* start *

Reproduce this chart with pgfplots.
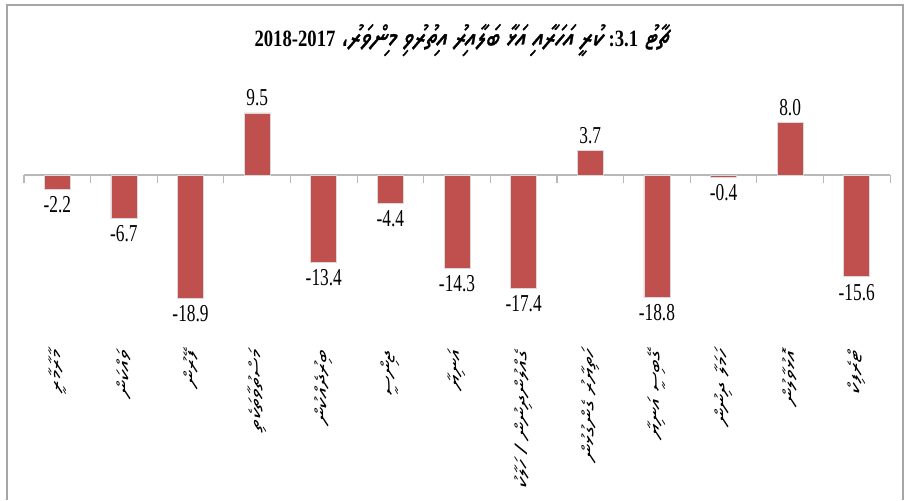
\documentclass[border=0pt]{standalone}
\usepackage{pgfplots}
\pgfplotsset{compat=1.18}
\usepackage{fontspec}
\usepackage{graphicx}
\setmainfont{Liberation Serif}
\newfontfamily\djv{DejaVu Sans}
\newfontfamily\dv[Script=Thaana, FakeSlant=0.2]{Noto Sans Thaana}
\newfontfamily\dvb[Script=Thaana, FakeSlant=0.2, FakeBold=1.2]{Noto Sans Thaana}
\TeXXeTstate=1
\definecolor{barred}{HTML}{C0504D}
\newcommand\lab[1]{\scalebox{1.4}[1]{\fontsize{13}{13}\selectfont\dv\beginR #1\endR}}
\newcommand\tnum{\rmfamily\bfseries\fontsize{14}{15}\selectfont}
\newcommand\tdv{\dvb\fontsize{18.5}{19}\selectfont}
\begin{document}
\begin{tikzpicture}
\begin{axis}[
  scale only axis,
  width=649.5pt, height=171.4pt,
  xmin=-0.5, xmax=12.5, ymin=-25, ymax=10,
  axis x line=middle, axis y line=none,
  x axis line style={-, black!28, line width=1.1pt},
  xtick={0,...,12}, major tick length=0pt,
  minor xtick={-0.5,0.5,...,12.5}, minor tick length=6pt,
  xtick align=outside,
  minor tick style={black!28, line width=0.8pt},
  xticklabels={\lab{މާރާމާރީ},\lab{ވައްކަން},\lab{ފޭރުން},\lab{މަސްތުވާތަކެތި},\lab{ބިރުދެއްކުން},\lab{ޖިންސީ},\lab{އަނިޔާ},\lab{ގެއްލުންދިނުން / ހަލާކު},\lab{ހަތިޔާރު ގެންގުޅުން},\lab{ގޭބިސީ އަނިޔާ},\lab{ހަމަލާ ދިނުން},\lab{އޮޅުވާލުން},\lab{ޓްރެފިކް}},
  xticklabel style={rotate=90, anchor=east, inner sep=0pt},
  xticklabel shift=132pt,
  ybar, bar width=19.5pt,
  clip=false,
  point meta=y,
  /pgf/number format/.cd, fixed, fixed zerofill, precision=1, assume math mode=true, /pgfplots/.cd,
  nodes near coords={\scalebox{1}[1.4]{\pgfmathprintnumber{\pgfplotspointmeta}}},
  nodes near coords align=vertical,
  every node near coord/.append style={font=\fontsize{13}{13}\selectfont, black, inner sep=5pt},
]
\addplot[fill=barred, draw=white!85!black, line width=0.6pt] coordinates {
 (0,-2.2) (1,-6.7) (2,-18.9) (3,9.5) (4,-13.4) (5,-4.4) (6,-14.3)
 (7,-17.4) (8,3.7) (9,-18.8) (10,-0.4) (11,8.0) (12,-15.6)
};
\coordinate (BL) at (axis cs:-0.860,-49.77);
\coordinate (TR) at (axis cs:12.754,26.80);
\draw[black!35, line width=0.8pt] (axis cs:-0.755,-49.77) -- (axis cs:-0.755,26.03) -- (axis cs:12.694,26.03) -- (axis cs:12.694,-49.77);
\node at (axis cs:6.07,20.67) {\scalebox{1}[1.25]{\tdv\beginR ޗާޓު \tnum\beginL 3.1\endL: \tdv ކުރީ އަހަރާއި އަޅާ ބަލާއިރު އިތުރުވި މިންވަރު{\djv\fontsize{12}{12}\selectfont ،} \tnum\beginL 2018-2017\endL\endR}};
\end{axis}
\pgfresetboundingbox
\path (BL) rectangle (TR);
\end{tikzpicture}
\end{document}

* end *

• **EXERCISE PROMPT**: Leave the images out and output the remaining material exactly as it stands.

• **EXERCISE SOLUTION**:
Reproduce this chart with pgfplots.
\documentclass[border=0pt]{standalone}
\usepackage{pgfplots}
\pgfplotsset{compat=1.18}
\usepackage{fontspec}
\usepackage{graphicx}
\setmainfont{Liberation Serif}
\newfontfamily\djv{DejaVu Sans}
\newfontfamily\dv[Script=Thaana, FakeSlant=0.2]{Noto Sans Thaana}
\newfontfamily\dvb[Script=Thaana, FakeSlant=0.2, FakeBold=1.2]{Noto Sans Thaana}
\TeXXeTstate=1
\definecolor{barred}{HTML}{C0504D}
\newcommand\lab[1]{\scalebox{1.4}[1]{\fontsize{13}{13}\selectfont\dv\beginR #1\endR}}
\newcommand\tnum{\rmfamily\bfseries\fontsize{14}{15}\selectfont}
\newcommand\tdv{\dvb\fontsize{18.5}{19}\selectfont}
\begin{document}
\begin{tikzpicture}
\begin{axis}[
  scale only axis,
  width=649.5pt, height=171.4pt,
  xmin=-0.5, xmax=12.5, ymin=-25, ymax=10,
  axis x line=middle, axis y line=none,
  x axis line style={-, black!28, line width=1.1pt},
  xtick={0,...,12}, major tick length=0pt,
  minor xtick={-0.5,0.5,...,12.5}, minor tick length=6pt,
  xtick align=outside,
  minor tick style={black!28, line width=0.8pt},
  xticklabels={\lab{މާރާމާރީ},\lab{ވައްކަން},\lab{ފޭރުން},\lab{މަސްތުވާތަކެތި},\lab{ބިރުދެއްކުން},\lab{ޖިންސީ},\lab{އަނިޔާ},\lab{ގެއްލުންދިނުން / ހަލާކު},\lab{ހަތިޔާރު ގެންގުޅުން},\lab{ގޭބިސީ އަނިޔާ},\lab{ހަމަލާ ދިނުން},\lab{އޮޅުވާލުން},\lab{ޓްރެފިކް}},
  xticklabel style={rotate=90, anchor=east, inner sep=0pt},
  xticklabel shift=132pt,
  ybar, bar width=19.5pt,
  clip=false,
  point meta=y,
  /pgf/number format/.cd, fixed, fixed zerofill, precision=1, assume math mode=true, /pgfplots/.cd,
  nodes near coords={\scalebox{1}[1.4]{\pgfmathprintnumber{\pgfplotspointmeta}}},
  nodes near coords align=vertical,
  every node near coord/.append style={font=\fontsize{13}{13}\selectfont, black, inner sep=5pt},
]
\addplot[fill=barred, draw=white!85!black, line width=0.6pt] coordinates {
 (0,-2.2) (1,-6.7) (2,-18.9) (3,9.5) (4,-13.4) (5,-4.4) (6,-14.3)
 (7,-17.4) (8,3.7) (9,-18.8) (10,-0.4) (11,8.0) (12,-15.6)
};
\coordinate (BL) at (axis cs:-0.860,-49.77);
\coordinate (TR) at (axis cs:12.754,26.80);
\draw[black!35, line width=0.8pt] (axis cs:-0.755,-49.77) -- (axis cs:-0.755,26.03) -- (axis cs:12.694,26.03) -- (axis cs:12.694,-49.77);
\node at (axis cs:6.07,20.67) {\scalebox{1}[1.25]{\tdv\beginR ޗާޓު \tnum\beginL 3.1\endL: \tdv ކުރީ އަހަރާއި އަޅާ ބަލާއިރު އިތުރުވި މިންވަރު{\djv\fontsize{12}{12}\selectfont ،} \tnum\beginL 2018-2017\endL\endR}};
\end{axis}
\pgfresetboundingbox
\path (BL) rectangle (TR);
\end{tikzpicture}
\end{document}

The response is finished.